▸ **DATA BLOCK**
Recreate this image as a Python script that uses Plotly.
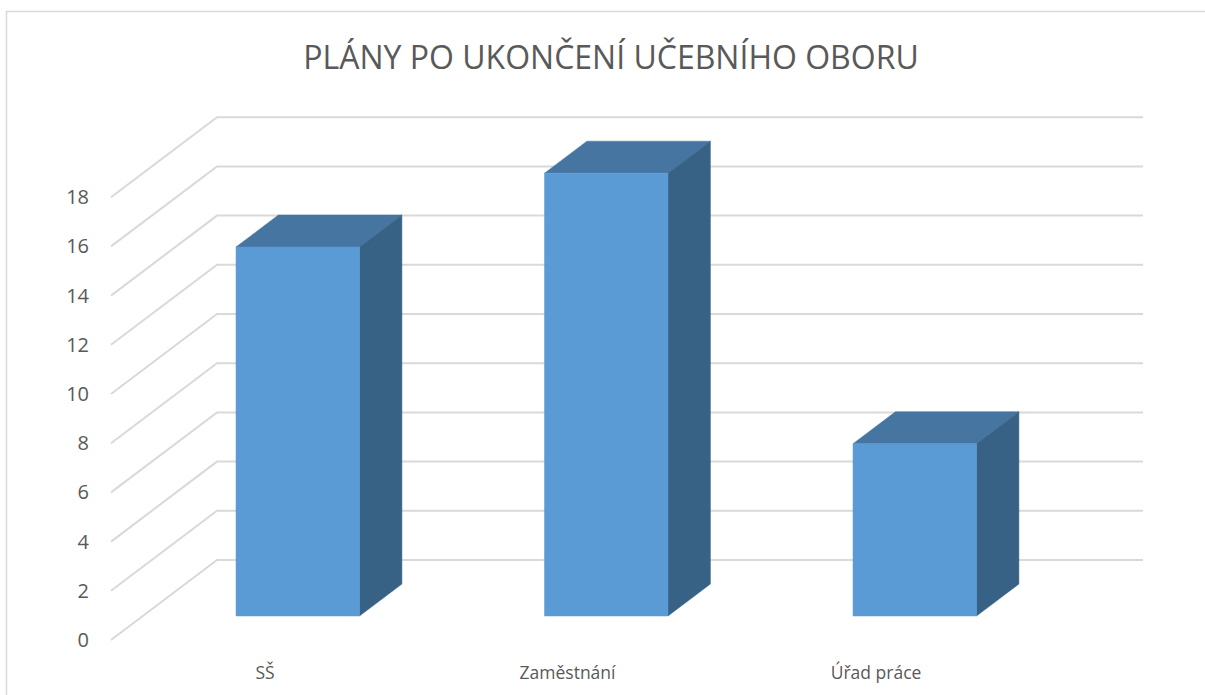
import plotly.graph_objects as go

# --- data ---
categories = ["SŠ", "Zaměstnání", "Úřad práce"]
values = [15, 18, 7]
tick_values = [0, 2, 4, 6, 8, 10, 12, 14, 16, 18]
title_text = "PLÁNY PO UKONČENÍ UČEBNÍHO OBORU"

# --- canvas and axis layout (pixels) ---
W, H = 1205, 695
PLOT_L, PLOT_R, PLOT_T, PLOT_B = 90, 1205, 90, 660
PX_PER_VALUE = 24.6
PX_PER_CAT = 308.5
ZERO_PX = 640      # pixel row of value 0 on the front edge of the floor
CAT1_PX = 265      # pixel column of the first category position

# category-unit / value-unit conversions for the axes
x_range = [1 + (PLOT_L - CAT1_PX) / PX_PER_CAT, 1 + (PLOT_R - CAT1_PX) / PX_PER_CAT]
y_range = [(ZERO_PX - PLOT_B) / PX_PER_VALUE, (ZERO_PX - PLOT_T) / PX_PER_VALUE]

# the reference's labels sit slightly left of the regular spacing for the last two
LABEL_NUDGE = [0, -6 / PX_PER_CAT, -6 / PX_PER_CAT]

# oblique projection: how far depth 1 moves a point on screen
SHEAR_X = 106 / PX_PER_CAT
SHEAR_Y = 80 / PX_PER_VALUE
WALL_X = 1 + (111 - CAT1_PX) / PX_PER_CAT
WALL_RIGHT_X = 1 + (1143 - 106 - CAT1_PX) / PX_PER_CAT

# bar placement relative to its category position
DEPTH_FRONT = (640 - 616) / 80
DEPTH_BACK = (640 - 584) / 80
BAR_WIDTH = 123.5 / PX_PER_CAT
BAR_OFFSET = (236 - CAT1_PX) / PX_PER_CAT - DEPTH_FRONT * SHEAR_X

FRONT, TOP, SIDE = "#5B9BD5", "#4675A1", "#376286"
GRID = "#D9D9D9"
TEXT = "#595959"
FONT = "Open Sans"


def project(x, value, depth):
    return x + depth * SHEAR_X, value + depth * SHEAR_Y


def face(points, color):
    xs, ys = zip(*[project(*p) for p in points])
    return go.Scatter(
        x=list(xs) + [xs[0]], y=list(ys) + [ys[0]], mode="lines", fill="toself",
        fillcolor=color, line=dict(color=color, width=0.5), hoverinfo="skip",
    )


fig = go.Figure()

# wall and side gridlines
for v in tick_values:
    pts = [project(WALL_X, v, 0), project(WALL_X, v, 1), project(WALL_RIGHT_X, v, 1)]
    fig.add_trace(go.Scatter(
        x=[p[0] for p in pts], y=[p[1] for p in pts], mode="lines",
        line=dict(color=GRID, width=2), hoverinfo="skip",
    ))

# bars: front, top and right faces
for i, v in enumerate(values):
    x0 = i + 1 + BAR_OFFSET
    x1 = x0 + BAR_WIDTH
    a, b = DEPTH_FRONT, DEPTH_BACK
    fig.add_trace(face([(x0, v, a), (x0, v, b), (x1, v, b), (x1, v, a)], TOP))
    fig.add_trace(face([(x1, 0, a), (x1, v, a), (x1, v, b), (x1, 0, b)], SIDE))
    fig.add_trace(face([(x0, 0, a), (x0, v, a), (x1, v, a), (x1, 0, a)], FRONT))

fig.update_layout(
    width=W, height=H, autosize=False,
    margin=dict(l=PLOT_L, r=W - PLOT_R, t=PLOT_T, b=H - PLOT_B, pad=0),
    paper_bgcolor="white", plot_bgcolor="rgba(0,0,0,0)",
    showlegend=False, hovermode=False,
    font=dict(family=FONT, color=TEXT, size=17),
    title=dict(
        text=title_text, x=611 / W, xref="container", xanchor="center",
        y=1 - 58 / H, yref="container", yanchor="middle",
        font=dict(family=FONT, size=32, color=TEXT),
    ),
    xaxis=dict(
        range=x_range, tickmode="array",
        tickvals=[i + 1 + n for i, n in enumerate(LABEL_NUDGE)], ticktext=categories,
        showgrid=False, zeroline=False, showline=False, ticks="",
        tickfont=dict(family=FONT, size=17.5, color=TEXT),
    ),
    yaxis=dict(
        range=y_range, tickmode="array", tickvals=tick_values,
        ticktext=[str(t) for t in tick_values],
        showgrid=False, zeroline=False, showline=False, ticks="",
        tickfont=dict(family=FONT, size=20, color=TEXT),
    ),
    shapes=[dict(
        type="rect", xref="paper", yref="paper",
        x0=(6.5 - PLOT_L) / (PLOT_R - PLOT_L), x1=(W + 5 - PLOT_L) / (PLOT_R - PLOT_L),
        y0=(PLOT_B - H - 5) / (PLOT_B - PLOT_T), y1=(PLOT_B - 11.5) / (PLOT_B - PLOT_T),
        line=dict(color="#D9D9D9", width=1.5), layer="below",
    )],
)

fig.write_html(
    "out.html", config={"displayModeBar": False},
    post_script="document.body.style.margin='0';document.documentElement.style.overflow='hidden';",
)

▸ **REQUIRED TASK**
Extract, word for word, each line from the top of the data down to and including the line with "PO UKONČENÍ UČEBNÍHO"; skip the pictures.

▸ **FINISHED TASK**
Recreate this image as a Python script that uses Plotly.
import plotly.graph_objects as go

# --- data ---
categories = ["SŠ", "Zaměstnání", "Úřad práce"]
values = [15, 18, 7]
tick_values = [0, 2, 4, 6, 8, 10, 12, 14, 16, 18]
title_text = "PLÁNY PO UKONČENÍ UČEBNÍHO OBORU"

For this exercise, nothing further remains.